5 ways to get a flat stomach today

Aug 31, 2008 23:53

There's an advert flashing on the right had side of my screen right now. "5 ways to get a flat stomach today"

*sigh*

I'm not going to register on some crummy website and pay to read about eating healthily, doing excercise, sleeping well, being happy and drinking water thanks.

What I'd put as my top 5 tips?

1 - get off your fat arse you lazy C-Bomb!
2 - STOP eating that deep fried Mars bar and eat some proper fucking sustinance!
3 - Join a fucking gym and stop procrastinating
3a - For those financially challeneged people out there, take a look outside you dumb fucks! there's a whole world to walk run and jump in!
4 - do some fucking sit ups and stop sucking those lollies! sugar rots your teeth anyway dumb ass!
5 - Don't complain to anyone else you think you're a lard arse - chances are you ARE a lard arse and NO we don't give a shit.

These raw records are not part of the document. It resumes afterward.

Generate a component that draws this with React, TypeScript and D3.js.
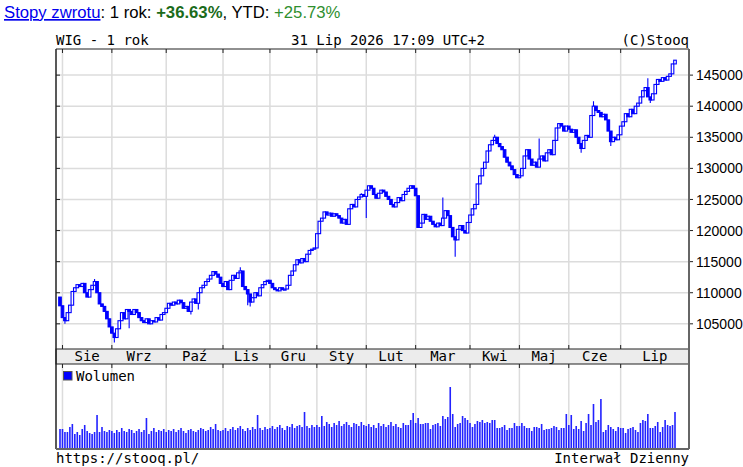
import * as d3 from "d3";

// WIG daily closes, 31 Jul 2025 .. 31 Jul 2026
const firstOpen = 109300;
const closes: number[] = [
  // Jul 31
  107900,
  // Sie
  106000, 105500, 106800, 108000, 110200, 110800, 111300, 111000, 111500, 110000,
  109300, 110500, 111200, 111800, 110000, 108200, 107800, 107000, 105800, 104500,
  // Wrz
  103500, 102800, 104200, 105500, 106800, 105800, 107300, 107000, 106500, 107300, 106800,
  106000, 105500, 105200, 105800, 105000, 105500, 105300, 106000, 105600, 106500, 106800,
  // Paź
  107500, 108300, 108000, 108500, 108200, 108800, 108400, 107500, 107800, 107000, 108500,
  109000, 108300, 110000, 110800, 111200, 111800, 112200, 112800, 113400, 113000, 112500, 111500,
  // Lis
  111000, 111800, 110500, 112000, 112800, 112300, 113200, 113500, 111000, 110500,
  109800, 108500, 109200, 110000, 109500, 110800, 111300, 111800, 112000,
  // Gru
  111500, 110800, 110500, 110300, 110800, 110500, 110600, 111200, 112800, 113500,
  114500, 115300, 114800, 115500, 115000, 116200, 116800, 117000, 117200,
  // Sty
  119500, 121500, 122000, 123000, 122500, 122800, 122300, 122700, 122400, 122000,
  121200, 121800, 121000, 123500, 124200, 123800, 125000, 125400, 125800, 125500,
  // Lut
  126500, 127200, 126800, 125800, 125200, 126000, 126500, 126200, 125500, 125000,
  124200, 123800, 124500, 125300, 124800, 125800, 126300, 126800, 127200, 126800,
  // Mar
  125600, 120500, 121200, 122600, 121800, 122300, 121500, 121000, 120600, 121200, 120800,
  122000, 123200, 122400, 120500, 119000, 118500, 120200, 120800, 120000, 119600, 121300,
  // Kwi
  122500, 123500, 124200, 127500, 128800, 130000, 131000, 132800, 133800, 134500,
  135000, 134000, 133500, 133000, 131800, 131000, 130400, 129800, 129000, 128500,
  // Maj
  128800, 130000, 132000, 133000, 131500, 130500, 131000, 130200, 131500, 132000,
  131200, 132500, 133000, 132200, 134500, 136500, 137200, 136800, 136000, 136800,
  // Cze
  136300, 135800, 136200, 135000, 134000, 133200, 134500, 135300, 135000, 138500, 140000,
  139300, 139000, 138300, 138700, 137800, 136000, 134300, 135000, 134600, 135400,
  // Lip
  136800, 137500, 138800, 138300, 139500, 138800, 140000, 140500, 141500, 142500, 143000, 141500,
  141000, 142000, 143500, 144300, 144000, 144600, 144200, 144800, 145200, 146800, 147400,
];

// notable wicks beyond the body: [day index, value]
const wickLows: [number, number][] = [
  [2, 105000], [22, 102000], [28, 104300], [53, 106500], [56, 107300],
  [76, 108000], [77, 107800], [124, 122000], [160, 115800], [211, 132500],
  [223, 133600], [239, 140500],
];
const wickHighs: [number, number][] = [
  [14, 112200], [73, 114100], [122, 126000], [155, 125300], [176, 135400],
  [194, 134800], [216, 140800], [238, 144500],
];

// daily volume (relative units)
const volumes: number[] = [
  20,
  20, 17, 17, 22, 25, 15, 17, 14, 20, 24, 18, 16, 15, 17, 34, 17, 22, 18, 17, 19,
  18, 16, 19, 17, 21, 18, 17, 20, 19, 16, 18, 20, 17, 19, 31, 15, 18, 21, 17, 19, 18, 20,
  17, 19, 18, 20, 17, 19, 21, 18, 16, 19, 20, 18, 17, 19, 21, 20, 18, 19, 22, 20, 25, 19, 18,
  19, 21, 18, 20, 22, 19, 21, 23, 20, 18, 21, 19, 22, 20, 34, 21, 19, 22, 20,
  21, 23, 20, 22, 24, 21, 19, 23, 22, 25, 21, 23, 24, 22, 37, 23, 21, 24, 22,
  24, 22, 33, 23, 27, 25, 22, 26, 24, 28, 23, 25, 27, 24, 22, 26, 25, 23, 27, 24,
  23, 25, 22, 24, 21, 26, 23, 25, 22, 24, 27, 23, 25, 22, 21, 26, 24, 24, 29, 36,
  26, 31, 25, 25, 26, 26, 20, 24, 25, 26, 23, 33, 30, 32, 62, 35, 22, 25, 26, 33, 31, 29,
  26, 22, 25, 28, 27, 29, 26, 27, 26, 29, 29, 21, 21, 22, 24, 19, 21, 21, 26, 23,
  23, 26, 23, 21, 21, 18, 22, 22, 21, 25, 19, 20, 20, 21, 23, 22, 19, 21, 21, 35,
  24, 34, 20, 23, 20, 28, 18, 26, 35, 24, 45, 27, 29, 50, 17, 19, 24, 22, 20, 18, 22,
  21, 21, 16, 20, 21, 22, 19, 17, 26, 29, 28, 35, 21, 21, 23, 27, 17, 22, 29, 24, 23, 24, 37,
];

const monthNames = ["Sty", "Lut", "Mar", "Kwi", "Maj", "Cze", "Lip", "Sie", "Wrz", "Paź", "Lis", "Gru"];
const priceTicks = [105000, 110000, 115000, 120000, 125000, 130000, 135000, 140000, 145000];
const holidays = [
  "2025-08-15", "2025-11-11", "2025-12-24", "2025-12-25", "2025-12-26", "2025-12-31",
  "2026-01-01", "2026-01-06", "2026-04-03", "2026-04-06", "2026-05-01", "2026-06-04",
];

const fmt = d3.timeFormat("%Y-%m-%d");
const days = d3.timeDay
  .range(new Date(2025, 6, 31), new Date(2026, 7, 1))
  .filter((d) => d.getDay() !== 0 && d.getDay() !== 6 && !holidays.includes(fmt(d)));

const mono = "'DejaVu Sans Mono', monospace";
const sans = "'Liberation Sans', Arial, sans-serif";
const blue = "#0000ff";

export default function App() {
  const left = 56, right = 689, top = 49, mainBottom = 349;
  const bandBottom = 364, volBottom = 449;

  const n = closes.length;
  const x = d3.scaleLinear().domain([0, n - 1]).range([60, 675]);
  const y = d3.scaleLinear().domain([100950, 149200]).range([mainBottom, top]);
  const yv = d3.scaleLinear().domain([0, 84]).range([volBottom, bandBottom + 1]);

  const candles = closes.map((c, i) => {
    const o = i === 0 ? firstOpen : closes[i - 1];
    let hi = Math.max(o, c);
    let lo = Math.min(o, c);
    wickHighs.forEach(([k, v]) => { if (k === i) hi = Math.max(hi, v); });
    wickLows.forEach(([k, v]) => { if (k === i) lo = Math.min(lo, v); });
    return { i, o, c, hi, lo, up: c >= o };
  });

  // first trading day of each month
  const monthStarts: number[] = [];
  days.forEach((d, i) => {
    if (i > 0 && d.getMonth() !== days[i - 1].getMonth()) monthStarts.push(i);
  });
  const gridX = monthStarts.map((i) => x(i));

  return (
    <svg width={743} height={467} style={{ position: "absolute", left: 0, top: 0, background: "#fff" }}>
      {/* header */}
      <text x={4} y={18} fontFamily={sans} fontSize={16.7} fill="#000">
        <tspan fill="#0000ee" textDecoration="underline">Stopy zwrotu</tspan>
        <tspan>: 1 rok: </tspan>
        <tspan fill="#1a6b1a" fontWeight="bold">+36.63%</tspan>
        <tspan>, YTD: </tspan>
        <tspan fill="#2f8f2f">+25.73%</tspan>
      </text>
      <text x={left} y={45} fontFamily={mono} fontSize={14}>WIG - 1 rok</text>
      <text x={388} y={45} fontFamily={mono} fontSize={14} textAnchor="middle">31 Lip 2026 17:09 UTC+2</text>
      <text x={right} y={45} fontFamily={mono} fontSize={14} textAnchor="end">(C)Stooq</text>

      {/* grid */}
      {priceTicks.map((t) => (
        <line key={t} x1={left} x2={right} y1={y(t)} y2={y(t)} stroke="#dcdcdc" strokeWidth={1.5} />
      ))}
      {gridX.map((gx, k) => (
        <g key={k}>
          <line x1={gx} x2={gx} y1={top} y2={mainBottom} stroke="#dcdcdc" strokeWidth={1.5} />
          <line x1={gx} x2={gx} y1={bandBottom} y2={volBottom} stroke="#dcdcdc" strokeWidth={1.5} />
        </g>
      ))}

      {/* candles */}
      {candles.map((d) => {
        const cx = x(d.i);
        const yTop = y(Math.max(d.o, d.c));
        const yBot = y(Math.min(d.o, d.c));
        return (
          <g key={d.i}>
            <line x1={cx} x2={cx} y1={y(d.hi)} y2={y(d.lo)} stroke={blue} strokeWidth={1.1} />
            <rect
              x={cx - 1.3}
              y={yTop}
              width={2.6}
              height={Math.max(yBot - yTop, 1.2)}
              fill={d.up ? "#fff" : blue}
              stroke={blue}
              strokeWidth={1.1}
            />
          </g>
        );
      })}

      {/* volume */}
      {volumes.slice(0, n).map((v, i) => (
        <rect key={i} x={x(i) - 0.8} y={yv(v)} width={1.6} height={volBottom - yv(v)} fill="#2222ff" />
      ))}
      <rect x={63.5} y={371.5} width={8.5} height={8.5} fill={blue} stroke="#555" strokeWidth={1} />
      <text x={76} y={381} fontFamily={mono} fontSize={14}>Wolumen</text>

      {/* month band */}
      <rect x={left} y={mainBottom} width={right - left} height={bandBottom - mainBottom} fill="#ececec" stroke="#222" strokeWidth={1} />
      {monthStarts.map((si, k) => {
        const x0 = x(si);
        const x1 = k < monthStarts.length - 1 ? x(monthStarts[k + 1]) : right;
        return (
          <text key={k} x={(x0 + x1) / 2} y={360.5} fontFamily={mono} fontSize={14} textAnchor="middle">
            {monthNames[days[si].getMonth()]}
          </text>
        );
      })}

      {/* ticks */}
      {gridX.map((gx, k) => (
        <g key={k} stroke="#222" strokeWidth={1}>
          <line x1={gx} x2={gx} y1={top} y2={top + 4} />
          <line x1={gx} x2={gx} y1={mainBottom - 4} y2={mainBottom} />
          <line x1={gx} x2={gx} y1={bandBottom} y2={bandBottom + 4} />
        </g>
      ))}
      {priceTicks.map((t) => (
        <g key={t}>
          <line x1={left} x2={left + 4} y1={y(t)} y2={y(t)} stroke="#222" />
          <line x1={right} x2={right + 4} y1={y(t)} y2={y(t)} stroke="#222" />
          <text x={696} y={y(t)} dy="0.36em" fontFamily={sans} fontSize={14}>{t}</text>
        </g>
      ))}

      {/* frame */}
      <line x1={left} x2={right} y1={top} y2={top} stroke="#222" strokeWidth={1.2} />
      <line x1={left} x2={left} y1={top} y2={volBottom} stroke="#222" strokeWidth={1.5} />
      <line x1={right} x2={right} y1={top} y2={volBottom} stroke="#666" strokeWidth={2} />
      <line x1={left} x2={right} y1={volBottom} y2={volBottom} stroke="#666" strokeWidth={2} />

      {/* footer */}
      <text x={left} y={463} fontFamily={mono} fontSize={14}>https://stooq.pl/</text>
      <text x={right} y={463} fontFamily={mono} fontSize={14} textAnchor="end">Interwał Dzienny</text>
    </svg>
  );
}
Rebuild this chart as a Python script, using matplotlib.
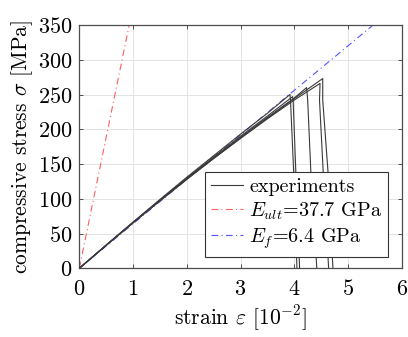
import numpy as np
import matplotlib
matplotlib.use("Agg")
import matplotlib.pyplot as plt

plt.rcParams['font.family'] = 'serif'
plt.rcParams['font.serif'] = ['cmr10', 'DejaVu Serif']
plt.rcParams['mathtext.fontset'] = 'cm'
plt.rcParams['axes.formatter.use_mathtext'] = True
plt.rcParams['axes.unicode_minus'] = False

# Experimental curves (strain in 1e-2, stress in MPa)
exp1_strain = [0, 0.5, 1.0, 1.5, 2.0, 2.5, 3.0, 3.5, 3.92, 3.93, 3.99, 4.05]
exp1_stress = [0, 33.5, 66.5, 99, 131, 162, 193, 223, 250, 242, 137, 0]
exp2_strain = [0, 0.5, 1.0, 1.5, 2.0, 2.5, 3.0, 3.5, 3.97, 3.98, 4.03, 4.10]
exp2_stress = [0, 33.3, 66, 98, 129.5, 160, 190, 219, 247, 240, 137, 0]
exp3_strain = [0, 0.5, 1.0, 1.5, 2.0, 2.5, 3.0, 3.5, 4.0, 4.23, 4.25, 4.31, 4.42]
exp3_stress = [0, 33.2, 65.8, 97.5, 129, 159, 188.5, 217, 245, 260, 242, 137, 0]
exp4_strain = [0, 0.5, 1.0, 1.5, 2.0, 2.5, 3.0, 3.5, 4.0, 4.48, 4.47, 4.54, 4.64]
exp4_stress = [0, 33, 65.5, 97, 128, 158, 187, 215, 242, 266, 242, 137, 0]
exp5_strain = [0, 0.5, 1.0, 1.5, 2.0, 2.5, 3.0, 3.5, 4.0, 4.53, 4.53, 4.63, 4.72]
exp5_stress = [0, 33, 65.5, 97, 128, 158, 187, 216, 244, 273, 242, 137, 0]

experiments = [(exp1_strain, exp1_stress), (exp2_strain, exp2_stress),
               (exp3_strain, exp3_stress), (exp4_strain, exp4_stress),
               (exp5_strain, exp5_stress)]

# Linear fits: modulus in GPa
E_ult = 37.7
E_f = 6.4
stress_max = 350

fig = plt.figure(figsize=(4.08, 3.37), dpi=100)
ax = fig.add_axes([0.1944, 0.2039, 0.7902, 0.7219])

for i, (s, t) in enumerate(experiments):
    ax.plot(s, t, color='#3a3a3a', lw=0.8, label='experiments' if i == 0 else None, zorder=3)

sig = np.array([0, stress_max])
ax.plot(sig / (E_ult * 10), sig, color='#ff6060', lw=0.8, ls=(0, (6, 3, 1, 3)),
        label=r'$E_{ult}$=37.7 GPa', zorder=2)
ax.plot(sig / (E_f * 10), sig, color='#5555ff', lw=0.8, ls=(0, (6, 3, 1, 3)),
        label=r'$E_f$=6.4 GPa', zorder=2)

ax.set_xlim(0, 6)
ax.set_ylim(0, 350)
ax.set_xticks(range(0, 7))
ax.set_yticks(range(0, 351, 50))
ax.grid(True, color='#e3e3e3', lw=0.7)
ax.set_axisbelow(True)
for sp in ax.spines.values():
    sp.set_color('#4d4d4d')
    sp.set_linewidth(0.9)
ax.tick_params(direction='in', top=True, right=True, length=3, width=0.7,
               color='#4d4d4d', labelsize=16)
ax.tick_params(axis='x', pad=8)
ax.tick_params(axis='y', pad=5)
ax.set_xlabel(r'strain $\varepsilon$ $[10^{-2}]$', fontsize=15.5, labelpad=3)
ax.set_ylabel(r'compressive stress $\sigma$ [MPa]', fontsize=15.5, labelpad=2)

leg = ax.legend(loc='lower right', bbox_to_anchor=(0.958, 0.048), fontsize=14.5,
                frameon=True, fancybox=False,
                edgecolor='#333333', framealpha=1, borderaxespad=0,
                handlelength=1.6, handletextpad=0.3, labelspacing=0.2,
                borderpad=0.3)
leg.get_frame().set_linewidth(0.8)

fig.savefig('out.png', dpi=100)
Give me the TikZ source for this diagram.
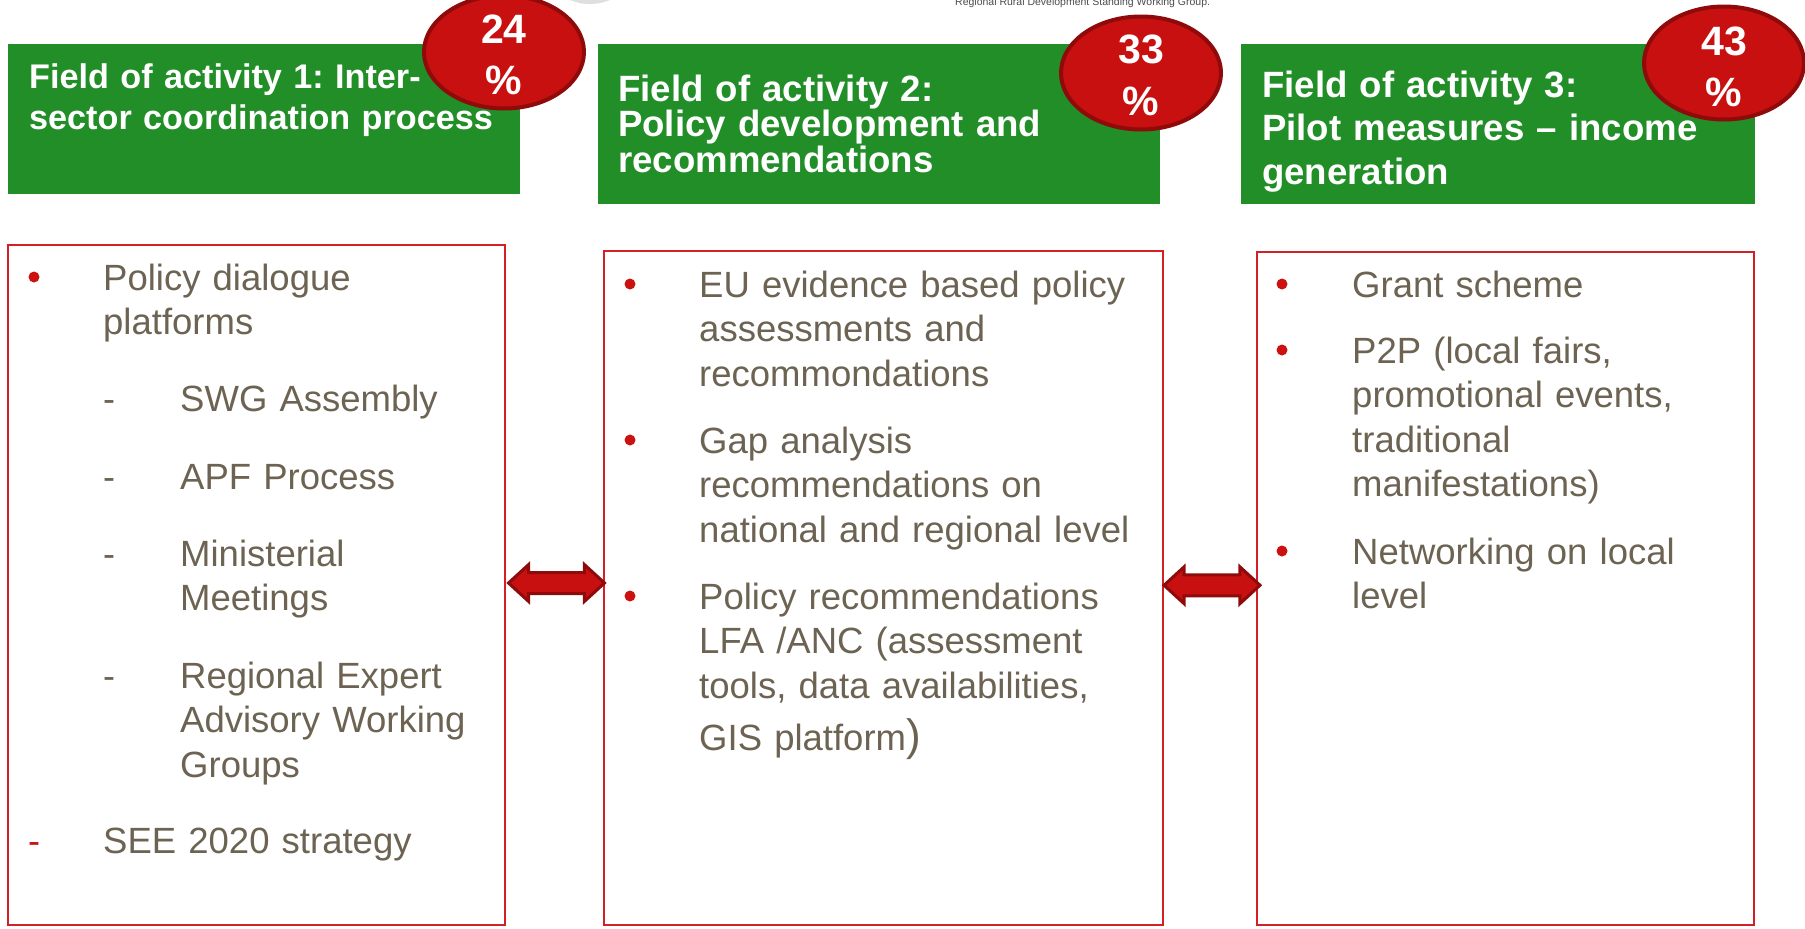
\documentclass[tikz,border=0pt]{standalone}
\usepackage{fontspec}
\setmainfont{Liberation Sans}
\usetikzlibrary{shapes.arrows,shapes.geometric,calc}
\definecolor{hgreen}{RGB}{33,142,39}
\definecolor{bred}{RGB}{211,32,39}
\definecolor{cred}{RGB}{200,16,16}
\definecolor{cdark}{RGB}{143,10,10}
\definecolor{btext}{RGB}{108,99,82}
\definecolor{dotred}{RGB}{204,17,17}
\frenchspacing
\begin{document}
\begin{tikzpicture}[x=1pt,y=-1pt,
  hbox/.style={fill=hgreen,draw=none,inner sep=0,outer sep=0,anchor=north west},
  rbox/.style={draw=bred,line width=2pt,fill=white,inner sep=0,outer sep=0,anchor=north west},
  pct/.style={ellipse,fill=cred,draw=cdark,line width=4pt,inner sep=0,minimum width=160pt,minimum height=113pt},
  pcttext/.style={font=\fontsize{41}{41}\selectfont\bfseries,text=white,inner sep=0,anchor=base},
  htext/.style={text=white,inner sep=0,anchor=base west,text width=700pt,align=left},
  body/.style={font=\fontsize{36.5}{44.6}\selectfont,text=btext,inner sep=0,anchor=base west,text width=700pt,align=left},
  dashmark/.style={font=\fontsize{36}{44.6}\selectfont,text=btext,inner sep=0,anchor=base west},
  bul/.style={circle,fill=dotred,minimum size=11pt,inner sep=0},
  dblarrow/.style={double arrow,fill=cred,draw=cdark,line width=3pt,minimum height=96pt,inner xsep=0pt,inner ysep=9pt,text height=0pt,text depth=0pt,double arrow head extend=8pt,double arrow tip angle=85}]
\useasboundingbox (0,0) rectangle (1805,929);
\fill[white] (0,0) rectangle (1805,929);
% faint remnants at the top edge
\fill[gray!25] (590,-20) ellipse (36pt and 24pt);
\node[font=\fontsize{10.5}{10.5}\selectfont,text=black!70,inner sep=0,anchor=base west] (src) at (955,5) {Regional Rural Development Standing Working Group.};
% header boxes
\node[hbox,minimum width=512pt,minimum height=150pt] (G1) at (8,44) {};
\node[hbox,minimum width=562pt,minimum height=160pt] (G2) at (598,44) {};
\node[hbox,minimum width=514pt,minimum height=160pt] (G3) at (1241,44) {};
\node[htext,font=\fontsize{34.2}{41}\selectfont\bfseries] (G1t) at (29,88) {Field of activity 1: Inter-\\sector coordination process};
\node[htext,font=\fontsize{36.6}{35.5}\selectfont\bfseries] (G2t) at (618,101) {Field of activity 2:\\Policy development and\\recommendations};
\node[htext,font=\fontsize{36.6}{43.5}\selectfont\bfseries] (G3t) at (1262,97) {Field of activity 3:\\Pilot measures -- income\\generation};
% percentage ellipses
\node[pct] (E1) at (504,52) {};
\node[pct] (E2) at (1141,73) {};
\node[pct] (E3) at (1724,63) {};
\node[pcttext] (E1a) at ($(E1.center)+(0,-9)$) {24};
\node[pcttext] (E1b) at ($(E1.center)+(0,42)$) {\%};
\node[pcttext] (E2a) at ($(E2.center)+(0,-10)$) {33};
\node[pcttext] (E2b) at ($(E2.center)+(0,42)$) {\%};
\node[pcttext] (E3a) at ($(E3.center)+(0,-8)$) {43};
\node[pcttext] (E3b) at ($(E3.center)+(0,43)$) {\%};
% content boxes
\node[rbox,minimum width=497pt,minimum height=680pt] (R1) at (8,245) {};
\node[rbox,minimum width=559pt,minimum height=674pt] (R2) at (604,251) {};
\node[rbox,minimum width=497pt,minimum height=673pt] (R3) at (1257,252) {};
% box 1
\node[body] (i11) at (103,290) {Policy dialogue\\platforms};
\node[bul] (b11) at ($(i11.base west)+(-69,-13)$) {};
\node[dashmark] (d12) at (103,411) {-};
\node[body] (i12) at (180,411) {SWG Assembly};
\node[dashmark] (d13) at (103,489) {-};
\node[body] (i13) at (180,489) {APF Process};
\node[dashmark] (d14) at (103,566) {-};
\node[body] (i14) at (180,566) {Ministerial\\Meetings};
\node[dashmark] (d15) at (103,688) {-};
\node[body] (i15) at (180,688) {Regional Expert\\Advisory Working\\Groups};
\node[dashmark,text=dotred] (d16) at (28,853) {-};
\node[body] (i16) at (103,853) {SEE 2020 strategy};
% box 2
\node[body] (i21) at (699,297) {EU evidence based policy\\assessments and\\recommondations};
\node[bul] (b21) at ($(i21.base west)+(-69,-13)$) {};
\node[body] (i22) at (699,453) {Gap analysis\\recommendations on\\national and regional level};
\node[bul] (b22) at ($(i22.base west)+(-69,-13)$) {};
\node[body] (i23) at (699,609) {Policy recommendations\\LFA /ANC (assessment\\tools, data availabilities,\\[8pt]GIS platform{\fontsize{44}{44}\selectfont)}};
\node[bul] (b23) at ($(i23.base west)+(-69,-13)$) {};
% box 3
\node[body] (i31) at (1352,297) {Grant scheme};
\node[bul] (b31) at ($(i31.base west)+(-70,-13)$) {};
\node[body] (i32) at (1352,363) {P2P (local fairs,\\promotional events,\\traditional\\manifestations)};
\node[bul] (b32) at ($(i32.base west)+(-70,-13)$) {};
\node[body] (i33) at (1352,564) {Networking on local\\level};
\node[bul] (b33) at ($(i33.base west)+(-70,-13)$) {};
% double arrows between the boxes
\node[dblarrow] (A1) at ($(R1.east)!0.5!(R2.west)+(2,-3.5)$) {};
\node[dblarrow] (A2) at ($(R2.east)!0.5!(R3.west)+(2,-3)$) {};
\end{tikzpicture}
\end{document}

Its not anyone else's fault but yours if your cholesterol is through the roof and there's cooking oil pumping through your veins!

By the way - i am not skinny, i only joined a gym late last year, and yes, i procrastiate about going to the gym. so a year ago, i would have been a hypocrite writing this today. But i am certainly not one of those naturally twiggy girls who graduated from the school of "how to avoid eating until you die".

If everyone else including myself has to motivate themselves to take responsibility for the only body they'll ever have, what makes you so fucking different that we'll have to help you along too!!

Get over yourself. If you don't like being a fucking whale, then do something about it or shut the fuck up! Some of us are trying to tone up thanks!